An exiled group struggling for an independent homeland in China's far northwest yesterday questioned the motives for a police raid on an alleged Islamist terrorist camp there that left 19 people dead.
China's state-run press announced on Monday that police last week destroyed an Islamic terrorist training camp in the remote Xinjiang region, which is heavily populated by the Muslim Uighur ethnic minority.
Eighteen suspected terrorists and one policeman were killed in a gun battle during the raid, Xinhua news agency said, as it warned of links between the renegade group and Osama bin Laden's al-Qaeda network.
The alleged training camp belonging to the so-called East Turkestan Islamic Movement was located in the Pamir mountain region bordering Pakistan and Afghanistan, Xinhua cited Xinjiang police spokesman Ba Yan as saying.
Xinhua said the group may have infiltrated the region with al-Qaeda's help, as it reported that 22 hand grenades were seized and evidence uncovered of the group attempting to produce up to 1,500 more such devices.
An exiled Uighur organization that has been seeking independence in Xinjiang yesterday doubted the veracity of the report.
It also accused Beijing of using the global war on terror to renege on promises of autonomy for the restive region.

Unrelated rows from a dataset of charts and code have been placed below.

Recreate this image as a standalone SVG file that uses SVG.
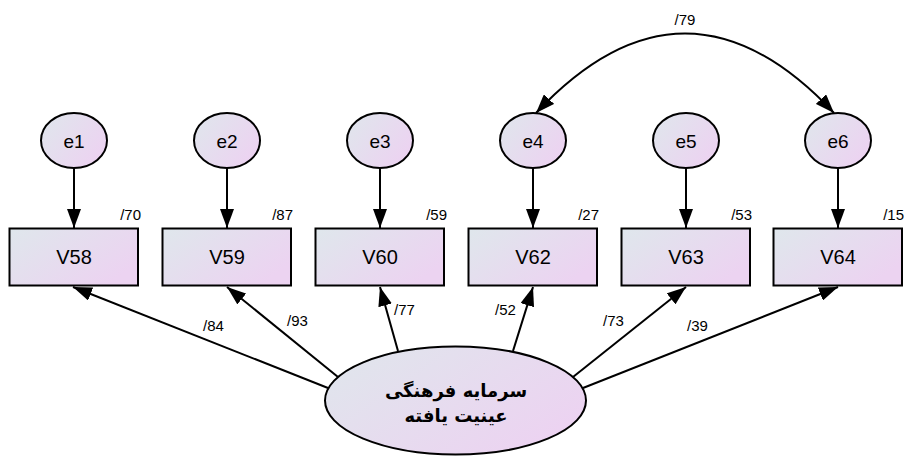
<svg xmlns="http://www.w3.org/2000/svg" width="904" height="456" viewBox="0 0 904 456">
  <style>
    .node { stroke: #000; stroke-width: 2; fill: url(#fillGrad); }
    .lbl { font-family: "Liberation Sans", Arial, sans-serif; font-size: 19px; fill: #000; text-anchor: middle; }
    .box { font-size: 20px; }
    .est { font-family: "Liberation Sans", Arial, sans-serif; font-size: 15px; fill: #000; }
    .edge { stroke: #000; stroke-width: 2; fill: none; marker-end: url(#head); }
    .fa { font-family: "DejaVu Sans", "Noto Sans", sans-serif; font-size: 18px; font-weight: bold; text-anchor: middle; }
  </style>
  <defs>
    <linearGradient id="fillGrad" x1="0" y1="0" x2="1" y2="0.6">
      <stop offset="0" stop-color="#dfe7ec"/>
      <stop offset="1" stop-color="#ecd3f1"/>
    </linearGradient>
    <marker id="head" markerUnits="userSpaceOnUse" markerWidth="20" markerHeight="14" refX="19" refY="7" orient="auto-start-reverse">
      <path d="M0,0 L19,7 L0,14 z" fill="#000"/>
    </marker>
  </defs>

  <!-- connectors -->
  <g id="connectors">
    <line class="edge" x1="74" y1="168" x2="74" y2="228"/>
    <line class="edge" x1="227" y1="168" x2="227" y2="228"/>
    <line class="edge" x1="380" y1="168" x2="380" y2="228"/>
    <line class="edge" x1="533" y1="168" x2="533" y2="228"/>
    <line class="edge" x1="686" y1="168" x2="686" y2="228"/>
    <line class="edge" x1="838" y1="168" x2="838" y2="228"/>

    <line class="edge" x1="328" y1="388" x2="73" y2="287"/>
    <line class="edge" x1="338" y1="377" x2="227" y2="287"/>
    <line class="edge" x1="398" y1="351" x2="380" y2="287"/>
    <line class="edge" x1="513" y1="351" x2="533" y2="287"/>
    <line class="edge" x1="573" y1="377" x2="686" y2="287"/>
    <line class="edge" x1="583" y1="388" x2="838" y2="287"/>

    <path class="edge" d="M536,113 Q685,-46 834,113" marker-start="url(#head)"/>
  </g>

  <!-- estimates -->
  <g id="estimates">
    <text class="est" x="685" y="25" text-anchor="middle">/79</text>
    <text class="est" x="141" y="220" text-anchor="end">/70</text>
    <text class="est" x="293" y="220" text-anchor="end">/87</text>
    <text class="est" x="447" y="220" text-anchor="end">/59</text>
    <text class="est" x="599" y="220" text-anchor="end">/27</text>
    <text class="est" x="752" y="220" text-anchor="end">/53</text>
    <text class="est" x="904" y="220" text-anchor="end">/15</text>
    <text class="est" x="203" y="331">/84</text>
    <text class="est" x="287" y="326">/93</text>
    <text class="est" x="394" y="315">/77</text>
    <text class="est" x="495" y="315">/52</text>
    <text class="est" x="603" y="326">/73</text>
    <text class="est" x="687" y="331">/39</text>
  </g>

  <!-- error terms -->
  <g id="e1"><ellipse class="node" cx="74" cy="140.5" rx="33" ry="27.5"/><text class="lbl" x="74" y="147.5">e1</text></g>
  <g id="e2"><ellipse class="node" cx="227" cy="140.5" rx="33" ry="27.5"/><text class="lbl" x="227" y="147.5">e2</text></g>
  <g id="e3"><ellipse class="node" cx="380" cy="140.5" rx="33" ry="27.5"/><text class="lbl" x="380" y="147.5">e3</text></g>
  <g id="e4"><ellipse class="node" cx="533" cy="140.5" rx="33" ry="27.5"/><text class="lbl" x="533" y="147.5">e4</text></g>
  <g id="e5"><ellipse class="node" cx="686" cy="140.5" rx="33" ry="27.5"/><text class="lbl" x="686" y="147.5">e5</text></g>
  <g id="e6"><ellipse class="node" cx="838" cy="140.5" rx="33" ry="27.5"/><text class="lbl" x="838" y="147.5">e6</text></g>

  <!-- observed variables -->
  <g id="V58"><rect class="node" x="9.5" y="228.5" width="128.5" height="57"/><text class="lbl box" x="74" y="264">V58</text></g>
  <g id="V59"><rect class="node" x="162.5" y="228.5" width="128.5" height="57"/><text class="lbl box" x="227" y="264">V59</text></g>
  <g id="V60"><rect class="node" x="315.5" y="228.5" width="128.5" height="57"/><text class="lbl box" x="380" y="264">V60</text></g>
  <g id="V62"><rect class="node" x="468.5" y="228.5" width="128.5" height="57"/><text class="lbl box" x="533" y="264">V62</text></g>
  <g id="V63"><rect class="node" x="621.5" y="228.5" width="128.5" height="57"/><text class="lbl box" x="686" y="264">V63</text></g>
  <g id="V64"><rect class="node" x="773.5" y="228.5" width="128.5" height="57"/><text class="lbl box" x="838" y="264">V64</text></g>

  <!-- latent factor -->
  <g id="latent">
    <ellipse class="node" cx="455.5" cy="400.5" rx="130.5" ry="54"/>
    <text class="fa" x="456" y="397">سرمایه فرهنگی</text>
    <text class="fa" x="456" y="422">عینیت یافته</text>
  </g>
</svg>
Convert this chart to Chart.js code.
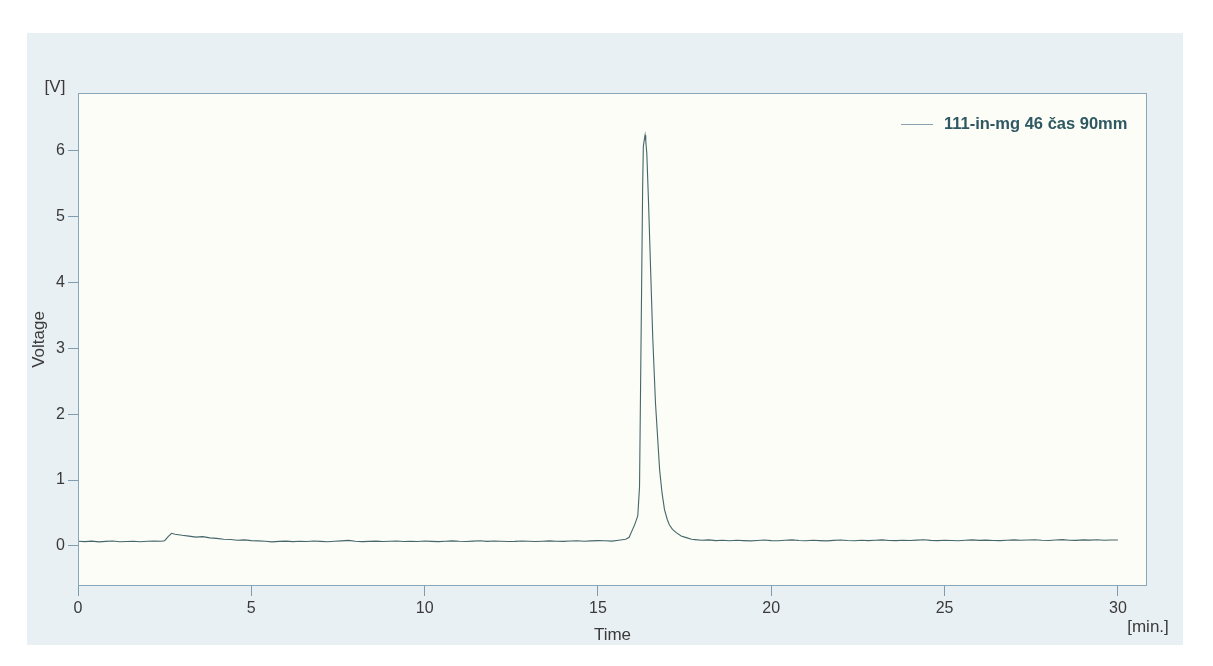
<!DOCTYPE html>
<html>
<head>
<meta charset="utf-8">
<script src="https://cdn.jsdelivr.net/npm/chart.js@4.4.1/dist/chart.umd.min.js"></script>
<style>
  html, body { margin: 0; padding: 0; background: #ffffff; }
</style>
</head>
<body>
<canvas id="chart" width="1213" height="666"></canvas>
<script>
// chromatogram trace
const seriesName = "111-in-mg 46 čas 90mm";

const times = [
  0, 0.2, 0.4, 0.6, 0.8, 1, 1.2, 1.4, 1.6, 1.8, 2, 2.2, 2.4, 2.5, 2.6, 2.7, 2.8,
  3, 3.2, 3.4, 3.6, 3.8, 4, 4.2, 4.4, 4.6, 4.8, 5, 5.2, 5.4, 5.6, 5.8,
  6, 6.2, 6.4, 6.6, 6.8, 7, 7.2, 7.4, 7.6, 7.8, 8, 8.2, 8.4, 8.6, 8.8,
  9, 9.2, 9.4, 9.6, 9.8, 10, 10.2, 10.4, 10.6, 10.8, 11, 11.2, 11.4, 11.6, 11.8,
  12, 12.2, 12.4, 12.6, 12.8, 13, 13.2, 13.4, 13.6, 13.8, 14, 14.2, 14.4, 14.6, 14.8,
  15, 15.2, 15.4, 15.6, 15.8, 15.9, 16, 16.05, 16.1, 16.15, 16.2, 16.23, 16.26, 16.29,
  16.31, 16.34, 16.36, 16.38, 16.41, 16.46, 16.52, 16.58, 16.66, 16.78, 16.85, 16.92,
  17, 17.06, 17.15, 17.26, 17.4, 17.55, 17.7, 17.8,
  18, 18.2, 18.4, 18.6, 18.8, 19, 19.2, 19.4, 19.6, 19.8,
  20, 20.2, 20.4, 20.6, 20.8, 21, 21.2, 21.4, 21.6, 21.8,
  22, 22.2, 22.4, 22.6, 22.8, 23, 23.2, 23.4, 23.6, 23.8,
  24, 24.2, 24.4, 24.6, 24.8, 25, 25.2, 25.4, 25.6, 25.8,
  26, 26.2, 26.4, 26.6, 26.8, 27, 27.2, 27.4, 27.6, 27.8,
  28, 28.2, 28.4, 28.6, 28.8, 29, 29.2, 29.4, 29.6, 29.8, 30
];

const voltage = [
  0.07, 0.064, 0.071, 0.06, 0.068, 0.073, 0.062, 0.067, 0.071, 0.063, 0.069, 0.074, 0.07, 0.078, 0.14, 0.19, 0.175,
  0.16, 0.148, 0.132, 0.14, 0.121, 0.113, 0.1, 0.096, 0.084, 0.09, 0.079, 0.075, 0.07, 0.061, 0.068,
  0.072, 0.064, 0.07, 0.066, 0.074, 0.068, 0.062, 0.07, 0.076, 0.083, 0.07, 0.064, 0.068, 0.072, 0.065,
  0.07, 0.074, 0.066, 0.07, 0.067, 0.073, 0.068, 0.064, 0.071, 0.075, 0.069, 0.066, 0.072, 0.078, 0.068,
  0.073, 0.07, 0.065, 0.068, 0.074, 0.071, 0.066, 0.07, 0.075, 0.07, 0.068, 0.073, 0.077, 0.071, 0.075,
  0.08, 0.078, 0.072, 0.085, 0.1, 0.13, 0.25, 0.31, 0.38, 0.46, 0.9, 2.42, 3.94, 5.46,
  6.07, 6.18, 6.24, 6.15, 5.96, 5.21, 4.19, 3.18, 2.17, 1.15, 0.8, 0.55,
  0.4, 0.32, 0.25, 0.2, 0.15, 0.125, 0.1, 0.095,
  0.085, 0.09, 0.08, 0.084, 0.078, 0.086, 0.08, 0.075, 0.082, 0.088,
  0.08, 0.077, 0.084, 0.09, 0.081, 0.078, 0.085, 0.08, 0.076, 0.083,
  0.089, 0.081, 0.077, 0.086, 0.08, 0.084, 0.09, 0.082, 0.079, 0.085,
  0.081, 0.087, 0.092, 0.083, 0.08, 0.086, 0.082, 0.078, 0.085, 0.09,
  0.083, 0.087, 0.081, 0.079, 0.086, 0.09, 0.084, 0.088, 0.093, 0.085,
  0.082, 0.089, 0.095, 0.086, 0.083, 0.09, 0.087, 0.092, 0.085, 0.088, 0.09
];

const xTicks = [0, 5, 10, 15, 20, 25, 30];
const yTicks = [0, 1, 2, 3, 4, 5, 6];

const lineColor = "#46666b";
const fontFamily = "'Liberation Sans', Arial, sans-serif";

const points = times.map((t, i) => ({ x: t, y: voltage[i] }));

// scan-like panel behind the plot, plot frame, unit labels and legend
const decorations = {
  id: "decorations",
  beforeDraw(chart) {
    const { ctx, chartArea: a } = chart;
    ctx.save();
    ctx.fillStyle = "#ffffff";
    ctx.fillRect(0, 0, chart.width, chart.height);
    ctx.fillStyle = "#e9f0f3";
    ctx.fillRect(27, 33, 1156, 612);
    ctx.fillStyle = "#fbfdf6";
    ctx.fillRect(a.left, a.top, a.right - a.left, a.bottom - a.top);
    ctx.restore();
  },
  afterDraw(chart) {
    const { ctx, chartArea: a } = chart;
    ctx.save();
    ctx.strokeStyle = "#8aa7ba";
    ctx.lineWidth = 1;
    ctx.strokeRect(a.left + 0.5, a.top + 0.5, a.right - a.left - 1, a.bottom - a.top - 1);

    ctx.fillStyle = "#3a3a3a";
    ctx.font = "17px " + fontFamily;
    ctx.textAlign = "center";
    ctx.textBaseline = "middle";
    ctx.fillText("[V]", 55, 87);
    ctx.fillText("[min.]", 1148, 627);

    // legend
    ctx.strokeStyle = "#8a9fae";
    ctx.beginPath();
    ctx.moveTo(901, 124.5);
    ctx.lineTo(933, 124.5);
    ctx.stroke();
    ctx.fillStyle = "#2f5862";
    ctx.font = "bold 16.5px " + fontFamily;
    ctx.textAlign = "left";
    ctx.fillText(chart.data.datasets[0].label, 944, 124);
    ctx.restore();
  }
};

new Chart(document.getElementById("chart"), {
  type: "line",
  data: {
    datasets: [{
      label: seriesName,
      data: points,
      borderColor: lineColor,
      backgroundColor: lineColor,
      borderWidth: 1.1,
      pointRadius: 0,
      tension: 0,
      fill: false
    }]
  },
  options: {
    responsive: false,
    animation: false,
    layout: { padding: { left: 0, top: 93, right: 66, bottom: 0 } },
    plugins: {
      legend: { display: false },
      tooltip: { enabled: false }
    },
    scales: {
      x: {
        type: "linear",
        min: 0,
        max: 30.84,
        afterFit(scale) { scale.height = 80; },
        afterBuildTicks(scale) { scale.ticks = xTicks.map(v => ({ value: v })); },
        border: { display: false },
        grid: { drawOnChartArea: false, drawTicks: true, tickLength: 10, color: "#7f9cb0" },
        ticks: { color: "#3a3a3a", padding: 3, font: { family: fontFamily, size: 16 } },
        title: { display: true, text: "Time", color: "#3a3a3a", padding: { bottom: 20 }, font: { family: fontFamily, size: 17 } }
      },
      y: {
        type: "linear",
        min: -0.61,
        max: 6.88,
        afterFit(scale) { scale.width = 78; },
        afterBuildTicks(scale) { scale.ticks = yTicks.map(v => ({ value: v })); },
        border: { display: false },
        grid: { drawOnChartArea: false, drawTicks: true, tickLength: 10, color: "#7f9cb0" },
        ticks: { color: "#3a3a3a", padding: 3, font: { family: fontFamily, size: 16 } },
        title: { display: true, text: "Voltage", color: "#3a3a3a", padding: { top: 29 }, font: { family: fontFamily, size: 17 } }
      }
    }
  },
  plugins: [decorations]
});
</script>
</body>
</html>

"We do not know what happened in this village, except for the Chinese government version," said Alim Seytoff, the Washington-based executive chairman of the World Uighur Congress. "The Chinese government has failed to provide substantial evidence to the international community to prove it is facing an international terrorist threat."
"For all we know, this may have been something artificially created by the Chinese government to prove the terrorist threat," he said.
But Zhao Yongchen (趙永琛), China's vice head of the Xinjiang anti-terrorist force, said the threat of terrorism was real and maintained that up to 160 people had been killed in Xinjiang by terrorists over the past "several dozen years."